Carolyn Hall graduated from the Evergreen State College and earned her teaching certificate and master’s degree in education/human development form Pacific Oaks College. She is also an alumna of the Hedgebrook Writers Community. She is a writer, has published short stories and currently has two novels in process. She is also a jewelry designer. She taught for many years in the Seattle Public Schools, winning the Washington State Excellence in Education award in 1987. She has also been a faculty member in the AUS School of Education, teaching literacy and classroom management courses. She is a guest presenter at The Richard Hugo House and an adjunct professor of Integrated Studies at Cornish College of the Arts. At AUS, she teaches a variety of writing classes, from the personal essay to developmental writing.

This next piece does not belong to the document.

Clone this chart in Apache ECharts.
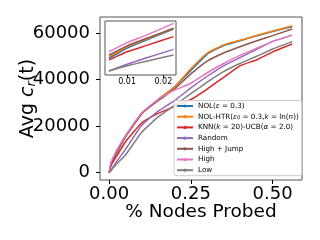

Evan Peterson holds an M.F.A. in Creative Writing from Florida State University. His teaching philosophy is based on the idea that students do best when they feel confident in their ability to fulfill assignments, demonstrate skills/knowledge, and continue learning and growing. He creates a classroom environment win which support, honesty, vulnerability, and humor combine to foster each student’s growth in skill and knowledge.
Rachel Kunert-Graf holds a PhD in English, with a certificate in Film and Media Studies, from the University of Washington. She has taught courses in writing, literature, and cultural studies at the UW, Université Paul-Valery, Shoreline Community College, and Antioch University. Her dissertation addresses representations of historical persecution in graphic narrative. Her interest in the ways cultural texts, including literature, film, and other media, can confirm and/or challenge systemic oppression motivates her scholarship and her teaching.
Rebecca Rauve Davis holds a Ph.D .in English Literature with a Certificate in Theory & Criticism from the University of Washington, and earned her M.F.A. in Creative Writing from Purdue University. She has been teaching literature, composition and fiction writing for the past 12 years. Before coming to Antioch, she worked with psychology and sociology students in the UW’s interdisciplinary writing program. She is particularly interested in the intersection of narrative and identity, and in the power of language to affect conscious states.